China’s factory activity expanded at the fastest pace in more than three years in November, while the service sector hit a multi-year high, as the country’s economic recovery from the coronavirus pandemic picked up. China’s official manufacturing PMI rose to 52.1 in November, up from 51.4 in October. It was the highest PMI reading since September 2017. The rise in the November PMI, with broad improvements across the sub-components suggest the recovery momentum in the industrial sector has become more certain. The robust PMI points to solid fourth quarter growth, which is expected to quicken to 5.7%, up from 4.95 in the third quarter, an impressive turnaround from the deep contraction earlier this year. The index showed that new export orders stood at 51.5 in November, up from 51 in October. The services PMI rose to 56.4, the fastest pace since June 2012 and up from 56.2 in October. The labor market still faces difficulties, as employment in the service sector fell in November.

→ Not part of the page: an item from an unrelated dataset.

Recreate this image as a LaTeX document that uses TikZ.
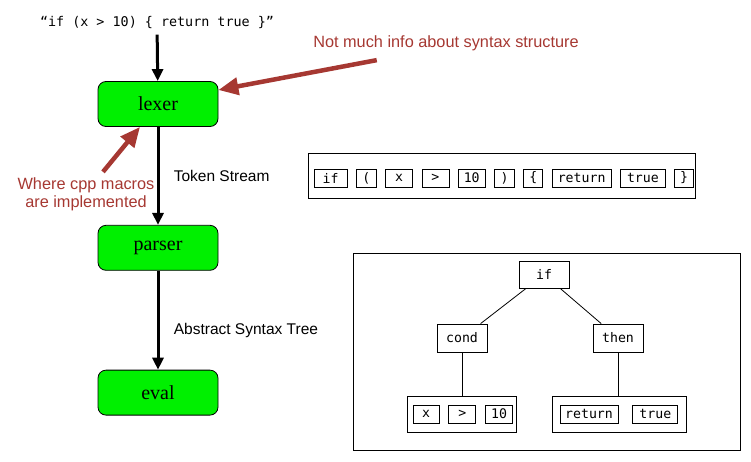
\documentclass[tikz,border=0pt]{standalone}
\usepackage{fontspec}
\setmainfont{Liberation Serif}
\setsansfont{Liberation Sans}
\setmonofont{DejaVu Sans Mono}
\usetikzlibrary{arrows.meta,positioning}
\definecolor{notered}{RGB}{166,56,50}
\definecolor{stagegreen}{RGB}{0,240,0}

\begin{document}
\begin{tikzpicture}[x=1pt, y=-1pt]
\tikzset{
    mystage/.style={rectangle, rounded corners=8pt, draw=black, fill=stagegreen, line width=0.8pt, minimum width=120pt, minimum height=45pt, font=\fontsize{20}{23}\selectfont},
    mytoken/.style={rectangle, draw=black, fill=white, line width=0.8pt, inner sep=0pt, minimum height=18pt, minimum width=#1, font=\ttfamily\fontsize{13.2}{15}\selectfont},
    mytoken/.default=27pt,
    mytreenode/.style={mytoken=50pt, minimum height=27pt},
    mygroup/.style={rectangle, draw=black, line width=1pt, inner sep=0pt},
    myarrow/.style={-{Triangle[length=12pt,width=11pt]}, line width=3pt},
    mynote/.style={text=notered, font=\sffamily\fontsize{16.3}{18}\selectfont, align=center},
    mynotearrow/.style={-{Triangle[length=20pt,width=17pt]}, line width=4.5pt, draw=notered},
    mylabel/.style={font=\sffamily\fontsize{15.5}{18}\selectfont}
}
\useasboundingbox (0,0) rectangle (751,461);

% pipeline
\node[font=\ttfamily\fontsize{13.4}{15}\selectfont] (source) at (157,22) {“if (x > 10) \{ return true \}”};
\node[mystage] (lexer) at (158,104) {lexer};
\node[mystage, below=98pt of lexer] (parser) {parser};
\node[mystage, below=99pt of parser] (eval) {eval};

\draw[myarrow, shorten <=3pt] (source) -- (lexer);
\draw[myarrow] (lexer) -- (parser) node[mylabel, midway, right=11pt] {Token Stream};
\draw[myarrow] (parser) -- (eval) node[mylabel, pos=0.6, right=11pt] {Abstract Syntax Tree};

% token stream
\node[mygroup, minimum width=387pt, minimum height=45pt] (stream) at (501.5,175.5) {};
\node[mytoken=33pt] (tif) at (330.5,178) {if};
\node[mytoken=20pt, right=8.5pt of tif] (tlparen) {(};
\node[mytoken, right=8.5pt of tlparen] (tx) {x};
\node[mytoken, right=8.5pt of tx] (tgt) {>};
\node[mytoken, right=8.5pt of tgt] (tten) {10};
\node[mytoken=20pt, right=8.5pt of tten] (trparen) {)};
\node[mytoken=19pt, right=8.5pt of trparen] (tlbrace) {\{};
\node[mytoken=59pt, right=8.5pt of tlbrace] (treturn) {return};
\node[mytoken=45pt, right=8.5pt of treturn] (ttrue) {true};
\node[mytoken=19pt, right=8.5pt of ttrue] (trbrace) {\}};

% syntax tree
\node[mygroup, minimum width=387pt, minimum height=197pt] (ast) at (546.5,351.5) {};
\node[mytreenode] (ifnode) at (544,274.5) {if};
\node[mytreenode, minimum height=28pt] (cond) at (462,338) {cond};
\node[mytreenode, minimum height=28pt] (then) at (618,338) {then};
\node[mygroup, minimum width=109pt, minimum height=36pt] (condgroup) at (461.5,414) {};
\node[mytoken=26pt] (cx) at (426,414) {x};
\node[mytoken, right=9pt of cx] (cgt) {>};
\node[mytoken, right=9pt of cgt] (cten) {10};
\node[mygroup, minimum width=134pt, minimum height=36pt] (thengroup) at (619,414) {};
\node[mytoken=58pt] (rreturn) at (589,414) {return};
\node[mytoken=45pt, right=14pt of rreturn] (rtrue) {true};

\draw[line width=0.8pt] (ifnode) -- (cond);
\draw[line width=0.8pt] (ifnode) -- (then);
\draw[line width=0.8pt] (cond) -- (cond |- condgroup.north);
\draw[line width=0.8pt] (then) -- (then |- thengroup.north);

% notes
\node[mynote] (note1) at (446,43) {Not much info about syntax structure};
\node[mynote] (note2) at (86,194) {Where cpp macros\\are implemented};
\draw[mynotearrow] ([xshift=67pt,yshift=-6pt]note1.south west) -- ([yshift=14pt]lexer.east);
\draw[mynotearrow] ([xshift=17pt,yshift=2pt]note2.north) -- ([xshift=-18pt]lexer.south);

\end{tikzpicture}
\end{document}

Important Data Releases This Week
The November NFIB small business optimism Index report will be released on Tuesday, December 7 at 6:00 AM. The pandemic has been hard on small businesses. Some businesses in the service sector like leisure and hospitality and travel have been hard hit but are only recovering slowly. The rise in coronavirus infections and the reestablishment of some restrictions has hurt small businesses. The topline index was unchanged last month. Only four of the ten components improved last month, the other six declined. The uncertainty index rose six points to 98, but that is normal in an election month. The biggest near-term headwind will be the rise in COVID infections. Longer term, a vaccine will improve prospects. The virus will likely cause the index back track from 104.0 to 102.
The November CPI report will be released on Thursday, December 10 at 10:00 AM. The CPI was unchanged during October and up 1.2% in the past 12 months. Price pressures continue to be modest, as overall demand for goods and services remain below pre-pandemic levels. Food prices rose 0.2% in the last report and energy rose only 0.1%. Looking forward, inflationary forces should move modestly forward as the economy gains strength, after the pandemic starts to fade.
The November PPI report will be released on Friday, December 11 at 8:30 AM. The PPI rose 0.3% in the last report. The increase in industrial activity has resulted in some price increases for some industrial commodities. However, global demand s still weak, although recovering. This means the chances of a breakout of inflation for some time. The PPI is projected to rise 0.2% for November.